> [DATASET EXTRACT]:
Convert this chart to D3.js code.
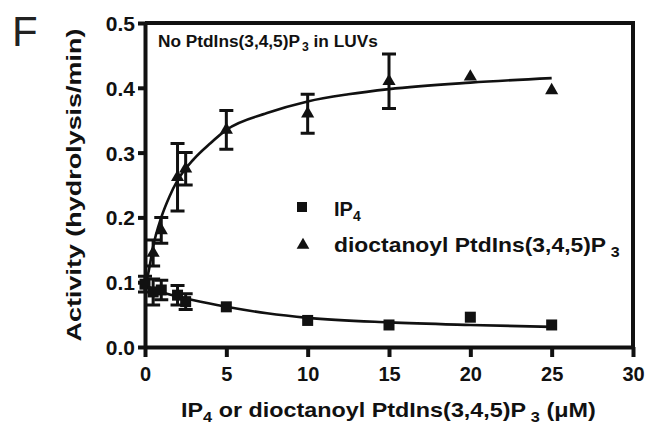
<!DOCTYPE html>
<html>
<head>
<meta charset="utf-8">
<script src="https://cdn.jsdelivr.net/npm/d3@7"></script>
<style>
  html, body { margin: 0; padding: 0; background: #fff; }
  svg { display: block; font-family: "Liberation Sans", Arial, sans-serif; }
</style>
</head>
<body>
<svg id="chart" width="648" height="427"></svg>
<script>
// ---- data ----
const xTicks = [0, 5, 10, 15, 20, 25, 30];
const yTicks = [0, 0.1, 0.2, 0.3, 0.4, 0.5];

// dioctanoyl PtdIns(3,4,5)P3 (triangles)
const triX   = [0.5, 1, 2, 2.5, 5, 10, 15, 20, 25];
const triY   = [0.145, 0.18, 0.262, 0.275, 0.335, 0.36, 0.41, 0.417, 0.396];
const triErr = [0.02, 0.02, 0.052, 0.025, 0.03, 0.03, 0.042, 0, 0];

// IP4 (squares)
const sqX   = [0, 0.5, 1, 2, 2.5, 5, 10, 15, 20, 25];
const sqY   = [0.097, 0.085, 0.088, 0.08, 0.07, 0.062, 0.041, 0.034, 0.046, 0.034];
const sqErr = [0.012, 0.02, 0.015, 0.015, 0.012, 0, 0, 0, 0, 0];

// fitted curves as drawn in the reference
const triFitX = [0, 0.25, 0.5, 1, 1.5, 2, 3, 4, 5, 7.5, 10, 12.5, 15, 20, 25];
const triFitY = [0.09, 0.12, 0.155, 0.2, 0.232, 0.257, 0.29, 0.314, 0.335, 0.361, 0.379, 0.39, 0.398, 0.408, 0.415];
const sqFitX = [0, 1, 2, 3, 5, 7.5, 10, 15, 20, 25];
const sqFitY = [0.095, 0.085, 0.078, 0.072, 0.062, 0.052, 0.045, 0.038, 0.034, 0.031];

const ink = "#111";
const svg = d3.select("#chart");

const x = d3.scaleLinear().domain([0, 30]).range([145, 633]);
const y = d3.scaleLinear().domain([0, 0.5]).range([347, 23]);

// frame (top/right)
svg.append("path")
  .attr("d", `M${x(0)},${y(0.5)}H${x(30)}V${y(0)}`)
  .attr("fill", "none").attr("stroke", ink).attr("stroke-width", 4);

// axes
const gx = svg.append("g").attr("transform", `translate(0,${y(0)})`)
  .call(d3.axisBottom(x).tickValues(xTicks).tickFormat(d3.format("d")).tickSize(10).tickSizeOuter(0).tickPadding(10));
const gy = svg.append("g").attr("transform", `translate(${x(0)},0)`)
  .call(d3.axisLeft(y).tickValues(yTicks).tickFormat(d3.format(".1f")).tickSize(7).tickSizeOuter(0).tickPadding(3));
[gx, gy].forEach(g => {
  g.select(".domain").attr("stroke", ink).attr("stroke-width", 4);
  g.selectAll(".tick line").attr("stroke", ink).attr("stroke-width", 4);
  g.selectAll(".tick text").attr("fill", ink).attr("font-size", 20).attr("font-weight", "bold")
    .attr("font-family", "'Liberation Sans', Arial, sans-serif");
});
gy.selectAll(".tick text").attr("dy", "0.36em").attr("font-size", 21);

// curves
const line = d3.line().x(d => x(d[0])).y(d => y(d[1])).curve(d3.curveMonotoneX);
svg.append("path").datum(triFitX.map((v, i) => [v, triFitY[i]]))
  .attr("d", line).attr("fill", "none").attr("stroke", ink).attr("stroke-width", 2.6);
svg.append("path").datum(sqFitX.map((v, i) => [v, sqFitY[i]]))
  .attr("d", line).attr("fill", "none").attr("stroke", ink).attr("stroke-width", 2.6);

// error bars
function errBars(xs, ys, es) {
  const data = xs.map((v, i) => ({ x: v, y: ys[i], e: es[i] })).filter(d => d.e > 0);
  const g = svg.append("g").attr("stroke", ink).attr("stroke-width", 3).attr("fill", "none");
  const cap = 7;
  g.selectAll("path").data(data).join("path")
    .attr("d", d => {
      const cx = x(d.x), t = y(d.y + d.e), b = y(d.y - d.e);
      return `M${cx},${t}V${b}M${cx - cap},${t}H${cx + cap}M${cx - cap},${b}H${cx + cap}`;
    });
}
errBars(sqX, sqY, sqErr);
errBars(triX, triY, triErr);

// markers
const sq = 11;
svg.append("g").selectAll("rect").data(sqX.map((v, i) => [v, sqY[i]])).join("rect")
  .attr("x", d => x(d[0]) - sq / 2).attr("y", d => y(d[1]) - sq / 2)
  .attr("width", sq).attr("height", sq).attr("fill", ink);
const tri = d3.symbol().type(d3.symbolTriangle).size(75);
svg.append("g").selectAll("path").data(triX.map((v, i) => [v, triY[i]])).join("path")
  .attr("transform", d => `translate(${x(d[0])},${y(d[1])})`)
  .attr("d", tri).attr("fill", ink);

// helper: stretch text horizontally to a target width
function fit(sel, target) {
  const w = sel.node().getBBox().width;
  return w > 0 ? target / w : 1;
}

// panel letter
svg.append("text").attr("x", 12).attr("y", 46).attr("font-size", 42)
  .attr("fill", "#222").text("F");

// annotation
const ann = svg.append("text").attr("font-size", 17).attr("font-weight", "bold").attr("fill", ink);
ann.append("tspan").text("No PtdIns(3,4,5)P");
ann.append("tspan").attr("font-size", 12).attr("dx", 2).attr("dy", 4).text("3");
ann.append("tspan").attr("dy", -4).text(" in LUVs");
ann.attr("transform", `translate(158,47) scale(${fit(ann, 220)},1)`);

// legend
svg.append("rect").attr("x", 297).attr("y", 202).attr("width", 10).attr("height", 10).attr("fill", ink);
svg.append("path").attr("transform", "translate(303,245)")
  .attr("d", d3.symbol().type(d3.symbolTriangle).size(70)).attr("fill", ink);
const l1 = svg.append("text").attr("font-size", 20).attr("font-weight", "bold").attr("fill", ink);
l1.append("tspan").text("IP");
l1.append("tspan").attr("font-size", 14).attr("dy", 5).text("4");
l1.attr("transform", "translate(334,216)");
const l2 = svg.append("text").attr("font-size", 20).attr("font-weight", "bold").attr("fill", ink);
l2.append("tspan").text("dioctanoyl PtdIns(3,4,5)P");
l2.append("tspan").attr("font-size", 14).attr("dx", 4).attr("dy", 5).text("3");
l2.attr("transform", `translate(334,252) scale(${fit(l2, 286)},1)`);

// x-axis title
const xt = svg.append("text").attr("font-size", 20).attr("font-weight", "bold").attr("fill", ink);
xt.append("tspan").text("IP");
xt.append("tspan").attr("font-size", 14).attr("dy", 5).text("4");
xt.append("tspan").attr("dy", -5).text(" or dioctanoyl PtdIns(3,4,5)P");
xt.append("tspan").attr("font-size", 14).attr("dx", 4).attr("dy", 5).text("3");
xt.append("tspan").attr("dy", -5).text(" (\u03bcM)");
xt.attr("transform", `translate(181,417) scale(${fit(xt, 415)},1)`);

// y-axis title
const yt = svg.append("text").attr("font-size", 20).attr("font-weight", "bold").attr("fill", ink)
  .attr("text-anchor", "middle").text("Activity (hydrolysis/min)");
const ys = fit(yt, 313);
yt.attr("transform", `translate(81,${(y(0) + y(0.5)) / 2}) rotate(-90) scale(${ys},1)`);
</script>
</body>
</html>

> [STATED TASK]:
Write out the listing above again, exactly, but with no pictures in the copy.

> [CORRECT ANSWER]:
Convert this chart to D3.js code.
<!DOCTYPE html>
<html>
<head>
<meta charset="utf-8">
<script src="https://cdn.jsdelivr.net/npm/d3@7"></script>
<style>
  html, body { margin: 0; padding: 0; background: #fff; }
  svg { display: block; font-family: "Liberation Sans", Arial, sans-serif; }
</style>
</head>
<body>
<svg id="chart" width="648" height="427"></svg>
<script>
// ---- data ----
const xTicks = [0, 5, 10, 15, 20, 25, 30];
const yTicks = [0, 0.1, 0.2, 0.3, 0.4, 0.5];

// dioctanoyl PtdIns(3,4,5)P3 (triangles)
const triX   = [0.5, 1, 2, 2.5, 5, 10, 15, 20, 25];
const triY   = [0.145, 0.18, 0.262, 0.275, 0.335, 0.36, 0.41, 0.417, 0.396];
const triErr = [0.02, 0.02, 0.052, 0.025, 0.03, 0.03, 0.042, 0, 0];

// IP4 (squares)
const sqX   = [0, 0.5, 1, 2, 2.5, 5, 10, 15, 20, 25];
const sqY   = [0.097, 0.085, 0.088, 0.08, 0.07, 0.062, 0.041, 0.034, 0.046, 0.034];
const sqErr = [0.012, 0.02, 0.015, 0.015, 0.012, 0, 0, 0, 0, 0];

// fitted curves as drawn in the reference
const triFitX = [0, 0.25, 0.5, 1, 1.5, 2, 3, 4, 5, 7.5, 10, 12.5, 15, 20, 25];
const triFitY = [0.09, 0.12, 0.155, 0.2, 0.232, 0.257, 0.29, 0.314, 0.335, 0.361, 0.379, 0.39, 0.398, 0.408, 0.415];
const sqFitX = [0, 1, 2, 3, 5, 7.5, 10, 15, 20, 25];
const sqFitY = [0.095, 0.085, 0.078, 0.072, 0.062, 0.052, 0.045, 0.038, 0.034, 0.031];

const ink = "#111";
const svg = d3.select("#chart");

const x = d3.scaleLinear().domain([0, 30]).range([145, 633]);
const y = d3.scaleLinear().domain([0, 0.5]).range([347, 23]);

// frame (top/right)
svg.append("path")
  .attr("d", `M${x(0)},${y(0.5)}H${x(30)}V${y(0)}`)
  .attr("fill", "none").attr("stroke", ink).attr("stroke-width", 4);

// axes
const gx = svg.append("g").attr("transform", `translate(0,${y(0)})`)
  .call(d3.axisBottom(x).tickValues(xTicks).tickFormat(d3.format("d")).tickSize(10).tickSizeOuter(0).tickPadding(10));
const gy = svg.append("g").attr("transform", `translate(${x(0)},0)`)
  .call(d3.axisLeft(y).tickValues(yTicks).tickFormat(d3.format(".1f")).tickSize(7).tickSizeOuter(0).tickPadding(3));
[gx, gy].forEach(g => {
  g.select(".domain").attr("stroke", ink).attr("stroke-width", 4);
  g.selectAll(".tick line").attr("stroke", ink).attr("stroke-width", 4);
  g.selectAll(".tick text").attr("fill", ink).attr("font-size", 20).attr("font-weight", "bold")
    .attr("font-family", "'Liberation Sans', Arial, sans-serif");
});
gy.selectAll(".tick text").attr("dy", "0.36em").attr("font-size", 21);

// curves
const line = d3.line().x(d => x(d[0])).y(d => y(d[1])).curve(d3.curveMonotoneX);
svg.append("path").datum(triFitX.map((v, i) => [v, triFitY[i]]))
  .attr("d", line).attr("fill", "none").attr("stroke", ink).attr("stroke-width", 2.6);
svg.append("path").datum(sqFitX.map((v, i) => [v, sqFitY[i]]))
  .attr("d", line).attr("fill", "none").attr("stroke", ink).attr("stroke-width", 2.6);

// error bars
function errBars(xs, ys, es) {
  const data = xs.map((v, i) => ({ x: v, y: ys[i], e: es[i] })).filter(d => d.e > 0);
  const g = svg.append("g").attr("stroke", ink).attr("stroke-width", 3).attr("fill", "none");
  const cap = 7;
  g.selectAll("path").data(data).join("path")
    .attr("d", d => {
      const cx = x(d.x), t = y(d.y + d.e), b = y(d.y - d.e);
      return `M${cx},${t}V${b}M${cx - cap},${t}H${cx + cap}M${cx - cap},${b}H${cx + cap}`;
    });
}
errBars(sqX, sqY, sqErr);
errBars(triX, triY, triErr);

// markers
const sq = 11;
svg.append("g").selectAll("rect").data(sqX.map((v, i) => [v, sqY[i]])).join("rect")
  .attr("x", d => x(d[0]) - sq / 2).attr("y", d => y(d[1]) - sq / 2)
  .attr("width", sq).attr("height", sq).attr("fill", ink);
const tri = d3.symbol().type(d3.symbolTriangle).size(75);
svg.append("g").selectAll("path").data(triX.map((v, i) => [v, triY[i]])).join("path")
  .attr("transform", d => `translate(${x(d[0])},${y(d[1])})`)
  .attr("d", tri).attr("fill", ink);

// helper: stretch text horizontally to a target width
function fit(sel, target) {
  const w = sel.node().getBBox().width;
  return w > 0 ? target / w : 1;
}

// panel letter
svg.append("text").attr("x", 12).attr("y", 46).attr("font-size", 42)
  .attr("fill", "#222").text("F");

// annotation
const ann = svg.append("text").attr("font-size", 17).attr("font-weight", "bold").attr("fill", ink);
ann.append("tspan").text("No PtdIns(3,4,5)P");
ann.append("tspan").attr("font-size", 12).attr("dx", 2).attr("dy", 4).text("3");
ann.append("tspan").attr("dy", -4).text(" in LUVs");
ann.attr("transform", `translate(158,47) scale(${fit(ann, 220)},1)`);

// legend
svg.append("rect").attr("x", 297).attr("y", 202).attr("width", 10).attr("height", 10).attr("fill", ink);
svg.append("path").attr("transform", "translate(303,245)")
  .attr("d", d3.symbol().type(d3.symbolTriangle).size(70)).attr("fill", ink);
const l1 = svg.append("text").attr("font-size", 20).attr("font-weight", "bold").attr("fill", ink);
l1.append("tspan").text("IP");
l1.append("tspan").attr("font-size", 14).attr("dy", 5).text("4");
l1.attr("transform", "translate(334,216)");
const l2 = svg.append("text").attr("font-size", 20).attr("font-weight", "bold").attr("fill", ink);
l2.append("tspan").text("dioctanoyl PtdIns(3,4,5)P");
l2.append("tspan").attr("font-size", 14).attr("dx", 4).attr("dy", 5).text("3");
l2.attr("transform", `translate(334,252) scale(${fit(l2, 286)},1)`);

// x-axis title
const xt = svg.append("text").attr("font-size", 20).attr("font-weight", "bold").attr("fill", ink);
xt.append("tspan").text("IP");
xt.append("tspan").attr("font-size", 14).attr("dy", 5).text("4");
xt.append("tspan").attr("dy", -5).text(" or dioctanoyl PtdIns(3,4,5)P");
xt.append("tspan").attr("font-size", 14).attr("dx", 4).attr("dy", 5).text("3");
xt.append("tspan").attr("dy", -5).text(" (\u03bcM)");
xt.attr("transform", `translate(181,417) scale(${fit(xt, 415)},1)`);

// y-axis title
const yt = svg.append("text").attr("font-size", 20).attr("font-weight", "bold").attr("fill", ink)
  .attr("text-anchor", "middle").text("Activity (hydrolysis/min)");
const ys = fit(yt, 313);
yt.attr("transform", `translate(81,${(y(0) + y(0.5)) / 2}) rotate(-90) scale(${ys},1)`);
</script>
</body>
</html>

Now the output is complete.